Use when starting an academic research session, planning literature review, designing experiments, or managing a multi-stage research workflow - parallel search, ground-truth verification, research knowledge base
Engineering discipline applied to academic research. The three failure modes that kill research quality: serial search (missing related work), interpretation without verification (trusting Claude's summary over the paper), and undocumented dead ends (repeating failed experiments).
Core principle: Claude is a synthesis tool, not an authority. Always verify claims against primary sources.
Do NOT skip for "quick literature checks" — unverified summaries and serial searches create compounding errors.
Before any search or experiment, write research_plan.md:
- Research question (specific, testable)
- Hypotheses (what you expect and why)
- Evaluation metrics (defined before seeing results)
- Baselines (what you're comparing against)
- Scope boundaries (what this study does NOT claim)
Read it before every major decision. For long sessions, also keep findings.md for key paper notes and decisions — prevents goal drift across iterations.
Why this matters: Metrics defined after seeing results = p-hacking. Baselines chosen after seeing your method = cherry-picking. Lock both before you look.
Run independent searches simultaneously, not serially:
Agent 1: Keyword cluster A (e.g., "gender bias medical QA LLM")
Agent 2: Keyword cluster B (e.g., "fairness healthcare NLP benchmark")
Agent 3: Citation network of seed paper
Agent 4: Related datasets / benchmarks
Different sources in parallel: arXiv, Semantic Scholar, ACL Anthology, OpenAlex. Synthesize after all return — never wait for one before starting another.
Never trust Claude's interpretation. Always go to the source.
Claude summarizes paper → read the actual numbers in the paper
Claude reports experiment result → check the metric in W&B / log file
Claude says "significant" → check p-value and CI yourself
Claude lists citations → verify each one exists and says what Claude claims
Citation verification is mandatory. No exceptions.
Claude hallucinates citations. For every paper Claude names:
A citation that can't be verified to page level should not be used.
EDA before statistics:
1. Plot raw data distributions
2. Look at failure cases before aggregate metrics
3. Check for data leakage, label imbalance, demographic skew
4. Then run statistical tests
5. Then interpret
Aggregate metrics hide what matters. Never skip to interpretation.
Forbidden shortcuts:
One file checked into the project repo, shared across sessions:
## Dead Ends (do not repeat)
- GPT-2 on MedQA: too small, results not publishable (tried 2026-01)

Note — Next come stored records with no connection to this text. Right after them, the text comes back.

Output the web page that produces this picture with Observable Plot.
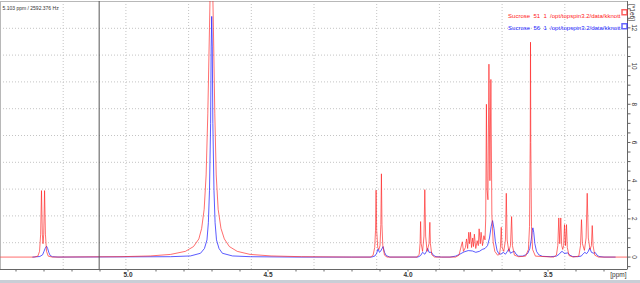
<!DOCTYPE html>
<html><head><meta charset="utf-8">
<script src="https://cdn.jsdelivr.net/npm/d3@7"></script>
<script src="https://cdn.jsdelivr.net/npm/@observablehq/plot@0.6"></script>
<style>
html,body{margin:0;padding:0;background:#fff;width:640px;height:283px;overflow:hidden}
#band{height:3px;background:#c9ced6}
svg{display:block}
svg text{white-space:pre}
</style></head><body><div id="chart"></div><div id="band"></div>
<script>
// Sucrose 51 (red) spectrum: chemical shift (ppm) and intensity (x1e6)
const redPpm = [5.455,5.335,5.322,5.316,5.312,5.309,5.306,5.3035,5.301,5.298,5.295,5.291,5.285,5.270,
  5.025,4.920,4.848,4.795,4.766,4.747,4.737,4.728,4.721,4.715,4.709,4.704,4.700,4.695,4.690,4.685,4.678,4.668,4.656,4.638,4.610,4.564,4.489,4.380,4.202,
  4.135,4.125,4.119,4.116,4.114,4.112,4.108,4.104,4.100,4.097,4.095,4.093,4.090,4.084,4.075,
  3.968,3.960,3.957,3.955,3.953,3.948,3.943,3.940,3.937,3.932,3.925,3.922,3.920,3.915,3.905,
  3.830,3.818,3.806,3.802,3.795,3.791,3.787,3.783,3.780,3.777,3.773,3.769,3.766,3.763,3.758,3.753,3.749,3.746,3.742,3.739,3.734,3.729,3.725,
  3.7225,3.720,3.7175,3.7145,3.711,3.7075,3.704,3.7005,3.696,3.690,3.680,
  3.673,3.670,3.667,3.664,3.658,3.652,3.649,3.646,3.640,3.634,3.630,3.627,3.620,3.605,
  3.580,3.570,3.566,3.5635,3.5625,3.5615,3.559,3.555,3.545,
  3.480,3.470,3.465,3.4615,3.458,3.4544,3.451,3.4475,3.4441,3.4411,3.4375,3.434,3.431,3.425,3.410,
  3.390,3.384,3.3804,3.377,3.370,3.364,3.360,3.356,3.350,3.345,3.342,3.339,3.333,3.320,3.216];
const redInt = [0,0,0.05,0.3,1.2,3.48,1.2,0.7,1.2,3.48,1.2,0.3,0.05,0,
  0.02,0.06,0.14,0.3,0.55,0.95,1.5,2.5,4.3,7.5,12,16,16,12,7.5,4.3,2.5,1.5,0.95,0.55,0.3,0.14,0.06,0.02,0,
  0,0.08,0.5,1.4,3.5,1.4,0.5,0.4,0.6,1.7,4.36,1.7,0.6,0.1,0,
  0,0.15,0.7,1.86,0.7,0.3,1.1,3.53,1.1,0.3,0.7,1.82,0.7,0.12,0,
  0,0.1,0.8,0.3,0.5,0.95,0.45,1.3,0.7,1.3,0.5,1.0,0.55,1.2,0.45,0.86,0.6,1.48,0.7,1.3,0.6,1.12,0.9,
  2.0,8.0,3.5,3.0,10.1,4.0,9.3,2.2,0.8,0.3,0.1,
  0.15,0.5,1.56,0.5,0.3,0.9,3.34,0.9,0.3,0.6,2.12,0.6,0.1,0.02,
  0.05,0.4,1.6,6,11.25,6,1.6,0.4,0.05,
  0,0.1,0.6,2.05,0.7,2.05,0.6,0.4,0.6,1.7,0.6,1.7,0.5,0.08,0,
  0.05,0.6,1.96,0.7,0.35,1.0,3.34,1.0,0.4,0.6,1.65,0.6,0.1,0,0];

// Sucrose 56 (blue) spectrum
const bluePpm = [5.340,5.315,5.305,5.300,5.296,5.291,5.287,5.283,5.278,5.270,5.250,
  4.848,4.777,4.741,4.727,4.718,4.713,4.709,4.705,4.703,4.701,4.699,4.697,4.693,4.689,4.684,4.675,4.663,4.627,4.563,4.400,
  4.130,4.118,4.112,4.107,4.102,4.098,4.089,4.084,4.078,4.065,
  3.965,3.955,3.948,3.940,3.934,3.930,3.925,3.916,3.910,3.900,3.880,
  3.850,3.830,3.815,3.800,3.785,3.770,3.758,3.745,3.735,3.725,3.716,3.709,3.703,3.698,3.693,3.688,3.682,3.676,
  3.668,3.660,3.652,3.645,3.640,3.634,3.625,3.620,3.614,3.605,3.590,
  3.580,3.572,3.565,3.560,3.556,3.554,3.551,3.547,3.541,3.533,3.520,3.490,
  3.470,3.460,3.454,3.449,3.443,3.436,3.429,3.422,3.412,3.395,
  3.382,3.375,3.369,3.362,3.356,3.351,3.345,3.337,3.332,3.326,3.318,3.300,3.260];
const blueInt = [0,0.03,0.12,0.3,0.45,0.57,0.45,0.25,0.08,0.02,0,
  0.02,0.06,0.2,0.45,0.9,1.8,3.5,7,11,12.6,11,7,3.5,1.8,0.9,0.45,0.2,0.06,0.02,0,
  0,0.06,0.2,0.43,0.25,0.3,0.55,0.25,0.08,0,
  0,0.08,0.25,0.15,0.3,0.46,0.25,0.25,0.1,0.02,0,
  0,0.05,0.15,0.27,0.34,0.32,0.25,0.3,0.4,0.45,0.6,1.0,1.6,1.91,1.5,0.8,0.35,0.18,
  0.15,0.25,0.15,0.3,0.43,0.2,0.28,0.3,0.15,0.05,0.05,
  0.12,0.2,0.45,0.9,1.4,1.53,1.3,0.7,0.3,0.12,0.04,0.02,
  0.05,0.15,0.26,0.3,0.2,0.2,0.22,0.1,0.03,0.02,
  0.05,0.15,0.25,0.18,0.3,0.48,0.25,0.2,0.25,0.12,0.03,0,0];

const legendNames = ["Sucrose  51  1  /opt/topspin3.2/data/kknott", "Sucrose  56  1  /opt/topspin3.2/data/kknott"];
const seriesColors = ["#ff2020", "#2424ff"];
const cursorPpm = 5.103;
const cursorLabel = "5.103 ppm / 2592.376 Hz";
const xTickLabels = [5.0, 4.5, 4.0, 3.5];
const xMinorTicks = [5.4,5.3,5.2,5.1,5.0,4.9,4.8,4.7,4.6,4.5,4.4,4.3,4.2,4.1,4.0,3.9,3.8,3.7,3.6,3.5,3.4,3.3];
const yTickLabels = [0, 2, 4, 6, 8, 10, 12];
const yMinorTicks = d3.range(-0.5, 13.01, 0.5);
const yUnit = "[*1e6]";
const xUnit = "[ppm]";
const xDom = [5.4554, 3.2161];
const yDom = [-0.65, 13.38];

const red = redPpm.map((p, i) => ({ppm: p, v: redInt[i]}));
const blue = bluePpm.map((p, i) => ({ppm: p, v: blueInt[i]}));
const gridX = d3.range(1, 10).map(k => xDom[0] + (xDom[1] - xDom[0]) * k / 10);
const gridY = d3.range(1, 10).map(k => yDom[0] + (yDom[1] - yDom[0]) * k / 10);

const chart = Plot.plot({
  width: 640, height: 280,
  marginLeft: 0, marginRight: 13, marginTop: 1, marginBottom: 11,
  x: {domain: xDom},
  y: {domain: yDom},
  style: {fontFamily: "Liberation Sans, Arial, sans-serif", background: "white", overflow: "visible"},
  marks: [
    Plot.ruleX(gridX, {stroke: "#c4c4c4", strokeDasharray: "1,2"}),
    Plot.ruleY(gridY, {stroke: "#c4c4c4", strokeDasharray: "1,2"}),
    Plot.frame({stroke: "#b8b8b8"}),
    Plot.line(blue, {x: "ppm", y: "v", stroke: seriesColors[1], strokeWidth: 1, strokeOpacity: 0.75, clip: true}),
    Plot.line(red, {x: "ppm", y: "v", stroke: seriesColors[0], strokeWidth: 1, strokeOpacity: 0.65, clip: true}),
    Plot.ruleX([cursorPpm], {stroke: "#555", strokeWidth: 1}),
    Plot.ruleX([xDom[1]], {stroke: "#666"}),
    Plot.ruleY([yDom[0]], {stroke: "#666"}),
    Plot.axisX({anchor: "bottom", ticks: xMinorTicks, tickSize: 2.5, tickFormat: () => "", label: null, stroke: "#666"}),
    Plot.text(xTickLabels, {x: d => d, text: d => d.toFixed(1), frameAnchor: "bottom", dy: 7, fontSize: 6.5, fill: "#333", fontWeight: "bold"}),
    Plot.axisY({anchor: "right", ticks: yMinorTicks, tickSize: 2.5, tickFormat: () => "", label: null, stroke: "#666"}),
    Plot.text(yTickLabels, {y: d => d, text: d => String(d), frameAnchor: "right", dx: 7, rotate: 90, fontSize: 6.5, fill: "#333", textAnchor: "middle"}),
    Plot.text([yUnit], {frameAnchor: "top-right", dx: 7, dy: 11, rotate: 90, fontSize: 6.5, fill: "#333", textAnchor: "middle"}),
    Plot.text([xUnit], {frameAnchor: "bottom-right", dx: -1, dy: 7, fontSize: 6.5, fill: "#333", textAnchor: "end"}),
    Plot.text([cursorLabel], {frameAnchor: "top-left", dx: 2, dy: 4.5, fontSize: 5, fill: "#333", textAnchor: "start"}),
    Plot.text([legendNames[0]], {frameAnchor: "top-right", dx: -7, dy: 12.3, fontSize: 6, fill: seriesColors[0], textAnchor: "end"}),
    Plot.text([legendNames[1]], {frameAnchor: "top-right", dx: -7, dy: 24.5, fontSize: 6, fill: seriesColors[1], textAnchor: "end"}),
    Plot.dot([0], {frameAnchor: "top-right", dx: -3, dy: 10.7, symbol: "square", r: 2.8, stroke: seriesColors[0], strokeOpacity: 0.7, fill: "white"}),
    Plot.dot([0], {frameAnchor: "top-right", dx: -3, dy: 24.7, symbol: "square", r: 2.8, stroke: seriesColors[1], strokeOpacity: 0.7, fill: "white"})
  ]
});
document.getElementById("chart").appendChild(chart);
</script>
</body></html>
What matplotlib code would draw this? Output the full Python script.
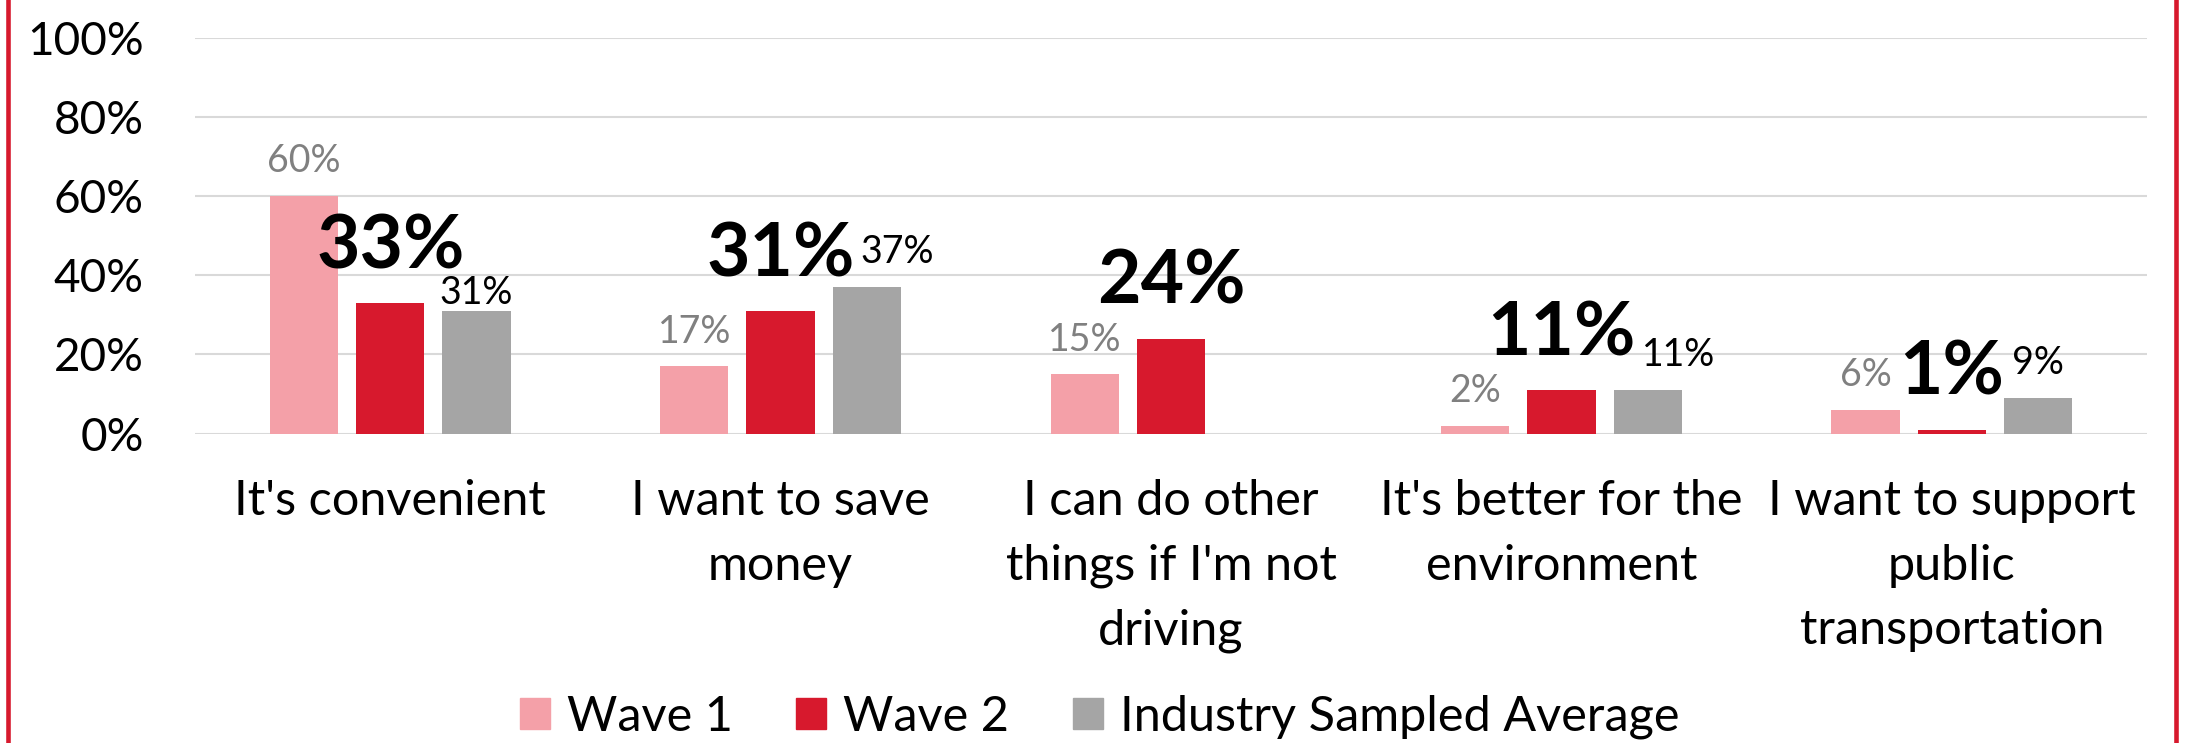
import matplotlib as mpl
import matplotlib.pyplot as plt
import numpy as np
from matplotlib.patches import Patch
from matplotlib.lines import Line2D

mpl.rcParams['font.family'] = ['Lato', 'DejaVu Sans']

categories = ["It's convenient", "I want to save\nmoney", "I can do other\nthings if I'm not\ndriving",
              "It's better for the\nenvironment", "I want to support\npublic\ntransportation"]
series_names = ['Wave 1', 'Wave 2', 'Industry Sampled Average']
wave1 = [60, 17, 15, 2, 6]
wave2 = [33, 31, 24, 11, 1]
industry = [31, 37, np.nan, 11, 9]
y_ticks = [0, 20, 40, 60, 80, 100]

PINK = '#F4A0A8'
RED = '#D7192D'
GREY = '#A5A5A5'


def main():
    fig = plt.figure(figsize=(21.86, 7.43), dpi=100)
    ax = fig.add_axes([0.0892, 0.4164, 0.893, 0.533])

    x = np.arange(len(categories))
    offset = 0.221
    width = 0.175
    ax.bar(x - offset, wave1, width, color=PINK, zorder=3)
    ax.bar(x, wave2, width, color=RED, zorder=3)
    ax.bar(x + offset, industry, width, color=GREY, zorder=3)

    # data labels, offsets in points from the bar top to the text baseline
    for xi, v in zip(x, wave1):
        ax.annotate(f'{v}%', (xi - offset, v), xytext=(0, 17), textcoords='offset points',
                    ha='center', va='baseline', fontsize=27, color='#808080', zorder=5)
    for xi, v in zip(x, wave2):
        ax.annotate(f'{v}%', (xi, v), xytext=(0, 25), textcoords='offset points',
                    ha='center', va='baseline', fontsize=54, fontweight='bold', color='black', zorder=5)
    # some industry labels were nudged by hand in the original
    nudges = {0: (0, 5), 1: (22, 17), 3: (22, 17)}
    for i, (xi, v) in enumerate(zip(x, industry)):
        if np.isnan(v):
            continue
        dx, dy = nudges.get(i, (0, 17))
        ax.annotate(f'{v:.0f}%', (xi + offset, v), xytext=(dx, dy), textcoords='offset points',
                    ha='center', va='baseline', fontsize=27, color='black', zorder=5)

    ax.set_xlim(-0.5, len(categories) - 0.5)
    ax.set_ylim(0, 100)
    ax.set_yticks(y_ticks)
    ax.set_yticklabels([f'{t}%' for t in y_ticks], fontsize=33)
    ax.set_xticks(x)
    ax.set_xticklabels(categories, fontsize=35, linespacing=1.57, va='top')
    ax.tick_params(axis='y', length=0, pad=37)
    ax.tick_params(axis='x', length=0, pad=33)
    ax.yaxis.grid(True, color='#D9D9D9', linewidth=1.5, zorder=0)
    ax.set_axisbelow(True)
    for s in ax.spines.values():
        s.set_visible(False)

    handles = [Patch(color=PINK), Patch(color=RED), Patch(color=GREY)]
    fig.legend(handles, series_names, loc='center', bbox_to_anchor=(0.503, 0.035), ncol=3,
               frameon=False, fontsize=35, handlelength=0.62, handleheight=0.62,
               handletextpad=0.35, columnspacing=1.3)

    # red frame edges from the original slide
    for xf in [8 / 2186, 2175.5 / 2186]:
        fig.add_artist(Line2D([xf, xf], [0, 1], transform=fig.transFigure, color=RED, linewidth=3.3))

    fig.savefig('out.png', dpi=100)


if __name__ == '__main__':
    main()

- WinoBias for medical domain: domain mismatch, reviewers will flag it
## Confirmed Findings
- Llama-3 shows 12% gap on female pronouns in clinical notes (our result)
## Key Papers (verified)
- [Author, Year, Venue] — one-line contribution summary
Every failed experiment → RESEARCH.md immediately. Negative results documented prevent the same mistake next week, next month, by a collaborator.
| Decision | Model |
|---|---|
| Research question formulation | Opus + thinking |
| Experimental design | Opus + thinking |
| Interpreting ambiguous results | Opus + thinking |
| Keyword generation | Sonnet is fine |
| Formatting bibliography | Sonnet is fine |
A flawed research design costs weeks of compute. Wrong fast reasoning is slower than right slow reasoning.
| Situation | Action |
|---|---|
| Starting research session | Write research_plan.md first |
| Literature search | Parallel agents, multiple keyword clusters |
| Claude names a paper | Verify it exists + verify the claim to page level |
| Claude says "results show X" | Check the actual metric / log / plot |
| Experiment failed | Document in RESEARCH.md immediately |
| Long session (>1hr) | Check research_plan.md — are you still on track? |
| About to run stats | EDA first: plot distributions, check failures |
| Choosing baselines | Lock baselines in research_plan.md before running your method |
| Stage | Tools |
|---|---|
| Literature search | arXiv API, Semantic Scholar API, pyalex (OpenAlex), ACL Anthology |
| Paper reading + RAG | PaperQA2 (precise citations, low hallucination) |
| Related work drafting | Storm (Stanford) — structure first, then fill |
| Experiment tracking | W&B or MLflow — ground truth for all metrics |
| Experiment search | AIDE — metric-guided tree search for ML experiments |
| Writing | /20-ml-paper-writing skill for venue-specific structure |
All of these introduce errors that compound. Stop and verify.